§ CHALLENGE: Without the pictures, set down every line of the data exactly.

════════

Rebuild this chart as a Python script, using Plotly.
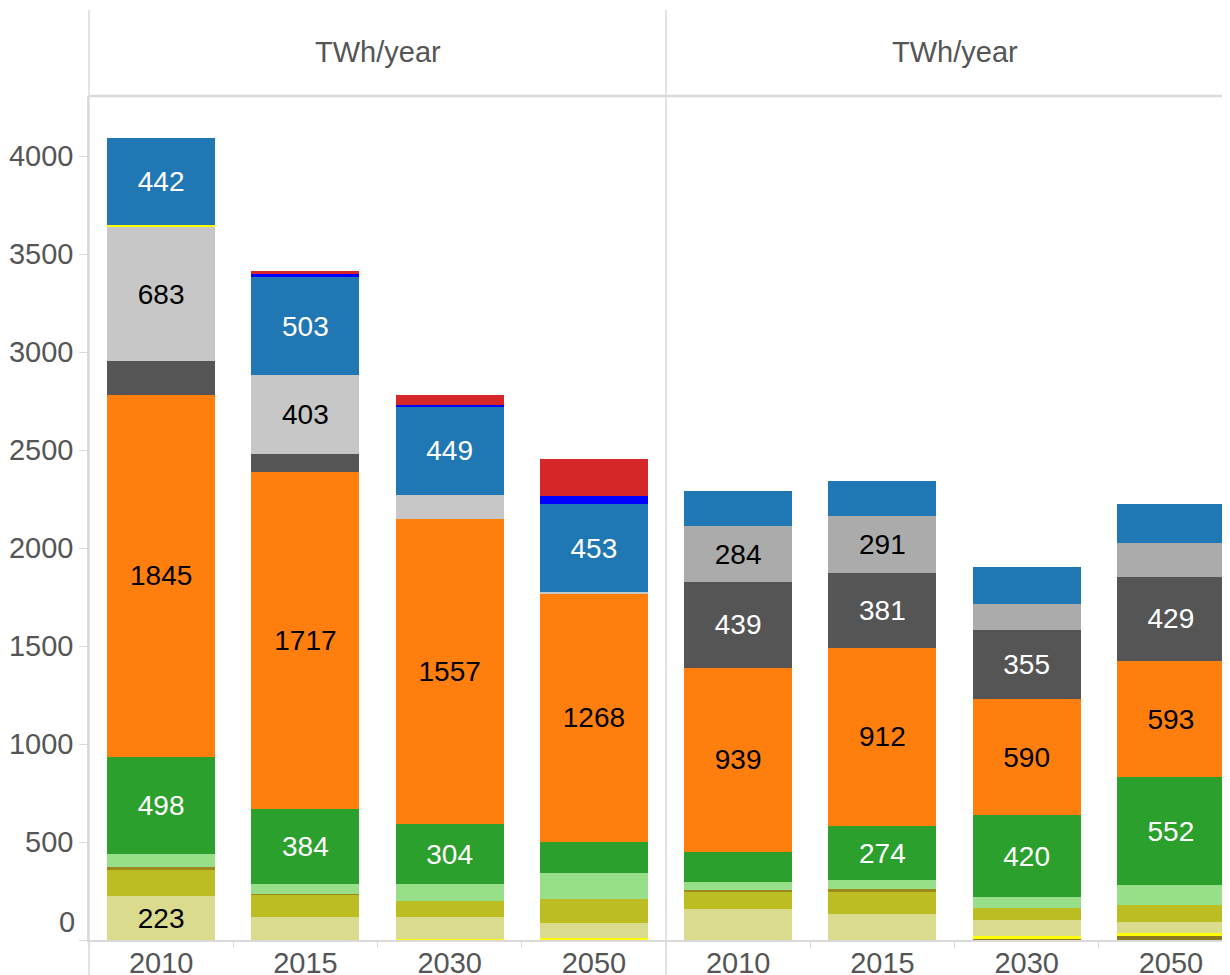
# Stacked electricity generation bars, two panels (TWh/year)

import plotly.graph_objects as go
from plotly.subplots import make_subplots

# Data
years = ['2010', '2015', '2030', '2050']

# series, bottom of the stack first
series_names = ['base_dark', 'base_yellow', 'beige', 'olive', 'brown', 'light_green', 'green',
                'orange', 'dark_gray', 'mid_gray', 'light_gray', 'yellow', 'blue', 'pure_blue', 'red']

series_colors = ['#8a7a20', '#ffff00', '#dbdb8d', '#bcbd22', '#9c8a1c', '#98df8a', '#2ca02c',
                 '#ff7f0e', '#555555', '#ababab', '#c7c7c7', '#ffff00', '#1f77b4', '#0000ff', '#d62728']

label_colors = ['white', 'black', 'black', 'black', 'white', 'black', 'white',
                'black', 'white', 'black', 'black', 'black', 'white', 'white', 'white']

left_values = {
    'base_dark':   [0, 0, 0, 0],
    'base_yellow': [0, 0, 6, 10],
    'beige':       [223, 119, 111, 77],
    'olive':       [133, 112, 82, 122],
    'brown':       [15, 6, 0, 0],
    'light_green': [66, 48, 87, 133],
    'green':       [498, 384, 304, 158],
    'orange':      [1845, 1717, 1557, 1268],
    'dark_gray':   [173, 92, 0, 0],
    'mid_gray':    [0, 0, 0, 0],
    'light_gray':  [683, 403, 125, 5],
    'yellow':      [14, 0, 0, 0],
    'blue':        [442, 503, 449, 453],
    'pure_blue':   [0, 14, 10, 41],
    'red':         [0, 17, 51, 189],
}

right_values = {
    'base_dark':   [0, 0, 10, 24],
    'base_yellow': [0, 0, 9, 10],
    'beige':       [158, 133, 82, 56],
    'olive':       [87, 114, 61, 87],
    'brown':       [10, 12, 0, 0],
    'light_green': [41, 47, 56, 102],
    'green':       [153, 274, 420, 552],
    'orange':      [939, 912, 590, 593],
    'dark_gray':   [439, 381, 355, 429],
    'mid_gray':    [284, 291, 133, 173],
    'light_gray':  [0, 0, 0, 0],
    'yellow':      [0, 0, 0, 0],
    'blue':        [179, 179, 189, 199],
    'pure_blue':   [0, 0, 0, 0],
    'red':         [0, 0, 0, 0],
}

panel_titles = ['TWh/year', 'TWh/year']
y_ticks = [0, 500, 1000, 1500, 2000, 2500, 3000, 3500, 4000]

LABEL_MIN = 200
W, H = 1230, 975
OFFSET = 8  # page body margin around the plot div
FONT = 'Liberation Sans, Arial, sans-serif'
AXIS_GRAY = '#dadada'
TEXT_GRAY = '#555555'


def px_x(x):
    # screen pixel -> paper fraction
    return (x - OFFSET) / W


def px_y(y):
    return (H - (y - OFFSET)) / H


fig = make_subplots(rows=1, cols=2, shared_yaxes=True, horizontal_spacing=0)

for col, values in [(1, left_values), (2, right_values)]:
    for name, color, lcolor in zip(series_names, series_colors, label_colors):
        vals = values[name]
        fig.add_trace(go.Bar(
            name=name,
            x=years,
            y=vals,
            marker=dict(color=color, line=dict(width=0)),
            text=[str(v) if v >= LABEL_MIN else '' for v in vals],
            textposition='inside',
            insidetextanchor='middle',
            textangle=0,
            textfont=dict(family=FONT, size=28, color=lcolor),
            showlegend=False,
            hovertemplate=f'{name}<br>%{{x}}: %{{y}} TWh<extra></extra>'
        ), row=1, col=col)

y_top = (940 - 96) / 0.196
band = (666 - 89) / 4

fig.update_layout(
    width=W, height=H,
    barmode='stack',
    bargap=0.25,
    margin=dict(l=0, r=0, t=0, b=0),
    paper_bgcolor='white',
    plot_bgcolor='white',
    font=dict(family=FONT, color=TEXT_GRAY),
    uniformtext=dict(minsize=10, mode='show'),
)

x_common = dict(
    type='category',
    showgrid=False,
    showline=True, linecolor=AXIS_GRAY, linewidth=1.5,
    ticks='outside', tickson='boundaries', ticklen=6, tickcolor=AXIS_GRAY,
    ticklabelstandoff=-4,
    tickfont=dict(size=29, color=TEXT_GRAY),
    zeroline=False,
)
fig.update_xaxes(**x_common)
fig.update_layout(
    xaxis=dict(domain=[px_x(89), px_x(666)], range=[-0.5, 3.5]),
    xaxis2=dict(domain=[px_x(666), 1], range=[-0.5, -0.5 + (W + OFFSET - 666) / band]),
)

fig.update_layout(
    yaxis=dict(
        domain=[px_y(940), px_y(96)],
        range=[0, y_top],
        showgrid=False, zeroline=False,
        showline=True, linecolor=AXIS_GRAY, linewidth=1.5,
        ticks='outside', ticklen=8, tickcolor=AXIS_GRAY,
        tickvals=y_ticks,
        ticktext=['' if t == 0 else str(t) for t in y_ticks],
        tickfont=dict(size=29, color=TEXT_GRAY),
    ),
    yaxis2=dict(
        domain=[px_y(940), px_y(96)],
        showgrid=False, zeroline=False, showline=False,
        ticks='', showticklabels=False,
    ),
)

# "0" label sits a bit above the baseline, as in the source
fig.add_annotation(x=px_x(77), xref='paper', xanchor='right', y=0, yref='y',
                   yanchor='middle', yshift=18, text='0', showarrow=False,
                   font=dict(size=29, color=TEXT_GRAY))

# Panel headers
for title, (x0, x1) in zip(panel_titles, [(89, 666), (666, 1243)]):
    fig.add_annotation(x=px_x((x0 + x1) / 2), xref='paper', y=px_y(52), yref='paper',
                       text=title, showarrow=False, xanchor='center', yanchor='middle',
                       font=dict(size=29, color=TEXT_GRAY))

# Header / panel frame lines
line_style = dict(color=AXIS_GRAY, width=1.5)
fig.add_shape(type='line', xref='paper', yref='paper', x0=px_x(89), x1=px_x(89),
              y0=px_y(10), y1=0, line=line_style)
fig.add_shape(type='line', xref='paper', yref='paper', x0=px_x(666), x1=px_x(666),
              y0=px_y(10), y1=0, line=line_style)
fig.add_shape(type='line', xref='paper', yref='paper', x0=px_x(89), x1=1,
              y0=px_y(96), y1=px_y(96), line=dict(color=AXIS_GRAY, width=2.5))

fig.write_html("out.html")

════════

§ WRITTEN RESPONSE:
Rebuild this chart as a Python script, using Plotly.
# Stacked electricity generation bars, two panels (TWh/year)

import plotly.graph_objects as go
from plotly.subplots import make_subplots

# Data
years = ['2010', '2015', '2030', '2050']

# series, bottom of the stack first
series_names = ['base_dark', 'base_yellow', 'beige', 'olive', 'brown', 'light_green', 'green',
                'orange', 'dark_gray', 'mid_gray', 'light_gray', 'yellow', 'blue', 'pure_blue', 'red']

series_colors = ['#8a7a20', '#ffff00', '#dbdb8d', '#bcbd22', '#9c8a1c', '#98df8a', '#2ca02c',
                 '#ff7f0e', '#555555', '#ababab', '#c7c7c7', '#ffff00', '#1f77b4', '#0000ff', '#d62728']

label_colors = ['white', 'black', 'black', 'black', 'white', 'black', 'white',
                'black', 'white', 'black', 'black', 'black', 'white', 'white', 'white']

left_values = {
    'base_dark':   [0, 0, 0, 0],
    'base_yellow': [0, 0, 6, 10],
    'beige':       [223, 119, 111, 77],
    'olive':       [133, 112, 82, 122],
    'brown':       [15, 6, 0, 0],
    'light_green': [66, 48, 87, 133],
    'green':       [498, 384, 304, 158],
    'orange':      [1845, 1717, 1557, 1268],
    'dark_gray':   [173, 92, 0, 0],
    'mid_gray':    [0, 0, 0, 0],
    'light_gray':  [683, 403, 125, 5],
    'yellow':      [14, 0, 0, 0],
    'blue':        [442, 503, 449, 453],
    'pure_blue':   [0, 14, 10, 41],
    'red':         [0, 17, 51, 189],
}

right_values = {
    'base_dark':   [0, 0, 10, 24],
    'base_yellow': [0, 0, 9, 10],
    'beige':       [158, 133, 82, 56],
    'olive':       [87, 114, 61, 87],
    'brown':       [10, 12, 0, 0],
    'light_green': [41, 47, 56, 102],
    'green':       [153, 274, 420, 552],
    'orange':      [939, 912, 590, 593],
    'dark_gray':   [439, 381, 355, 429],
    'mid_gray':    [284, 291, 133, 173],
    'light_gray':  [0, 0, 0, 0],
    'yellow':      [0, 0, 0, 0],
    'blue':        [179, 179, 189, 199],
    'pure_blue':   [0, 0, 0, 0],
    'red':         [0, 0, 0, 0],
}

panel_titles = ['TWh/year', 'TWh/year']
y_ticks = [0, 500, 1000, 1500, 2000, 2500, 3000, 3500, 4000]

LABEL_MIN = 200
W, H = 1230, 975
OFFSET = 8  # page body margin around the plot div
FONT = 'Liberation Sans, Arial, sans-serif'
AXIS_GRAY = '#dadada'
TEXT_GRAY = '#555555'


def px_x(x):
    # screen pixel -> paper fraction
    return (x - OFFSET) / W


def px_y(y):
    return (H - (y - OFFSET)) / H


fig = make_subplots(rows=1, cols=2, shared_yaxes=True, horizontal_spacing=0)

for col, values in [(1, left_values), (2, right_values)]:
    for name, color, lcolor in zip(series_names, series_colors, label_colors):
        vals = values[name]
        fig.add_trace(go.Bar(
            name=name,
            x=years,
            y=vals,
            marker=dict(color=color, line=dict(width=0)),
            text=[str(v) if v >= LABEL_MIN else '' for v in vals],
            textposition='inside',
            insidetextanchor='middle',
            textangle=0,
            textfont=dict(family=FONT, size=28, color=lcolor),
            showlegend=False,
            hovertemplate=f'{name}<br>%{{x}}: %{{y}} TWh<extra></extra>'
        ), row=1, col=col)

y_top = (940 - 96) / 0.196
band = (666 - 89) / 4

fig.update_layout(
    width=W, height=H,
    barmode='stack',
    bargap=0.25,
    margin=dict(l=0, r=0, t=0, b=0),
    paper_bgcolor='white',
    plot_bgcolor='white',
    font=dict(family=FONT, color=TEXT_GRAY),
    uniformtext=dict(minsize=10, mode='show'),
)

x_common = dict(
    type='category',
    showgrid=False,
    showline=True, linecolor=AXIS_GRAY, linewidth=1.5,
    ticks='outside', tickson='boundaries', ticklen=6, tickcolor=AXIS_GRAY,
    ticklabelstandoff=-4,
    tickfont=dict(size=29, color=TEXT_GRAY),
    zeroline=False,
)
fig.update_xaxes(**x_common)
fig.update_layout(
    xaxis=dict(domain=[px_x(89), px_x(666)], range=[-0.5, 3.5]),
    xaxis2=dict(domain=[px_x(666), 1], range=[-0.5, -0.5 + (W + OFFSET - 666) / band]),
)

fig.update_layout(
    yaxis=dict(
        domain=[px_y(940), px_y(96)],
        range=[0, y_top],
        showgrid=False, zeroline=False,
        showline=True, linecolor=AXIS_GRAY, linewidth=1.5,
        ticks='outside', ticklen=8, tickcolor=AXIS_GRAY,
        tickvals=y_ticks,
        ticktext=['' if t == 0 else str(t) for t in y_ticks],
        tickfont=dict(size=29, color=TEXT_GRAY),
    ),
    yaxis2=dict(
        domain=[px_y(940), px_y(96)],
        showgrid=False, zeroline=False, showline=False,
        ticks='', showticklabels=False,
    ),
)

# "0" label sits a bit above the baseline, as in the source
fig.add_annotation(x=px_x(77), xref='paper', xanchor='right', y=0, yref='y',
                   yanchor='middle', yshift=18, text='0', showarrow=False,
                   font=dict(size=29, color=TEXT_GRAY))

# Panel headers
for title, (x0, x1) in zip(panel_titles, [(89, 666), (666, 1243)]):
    fig.add_annotation(x=px_x((x0 + x1) / 2), xref='paper', y=px_y(52), yref='paper',
                       text=title, showarrow=False, xanchor='center', yanchor='middle',
                       font=dict(size=29, color=TEXT_GRAY))

# Header / panel frame lines
line_style = dict(color=AXIS_GRAY, width=1.5)
fig.add_shape(type='line', xref='paper', yref='paper', x0=px_x(89), x1=px_x(89),
              y0=px_y(10), y1=0, line=line_style)
fig.add_shape(type='line', xref='paper', yref='paper', x0=px_x(666), x1=px_x(666),
              y0=px_y(10), y1=0, line=line_style)
fig.add_shape(type='line', xref='paper', yref='paper', x0=px_x(89), x1=1,
              y0=px_y(96), y1=px_y(96), line=dict(color=AXIS_GRAY, width=2.5))

fig.write_html("out.html")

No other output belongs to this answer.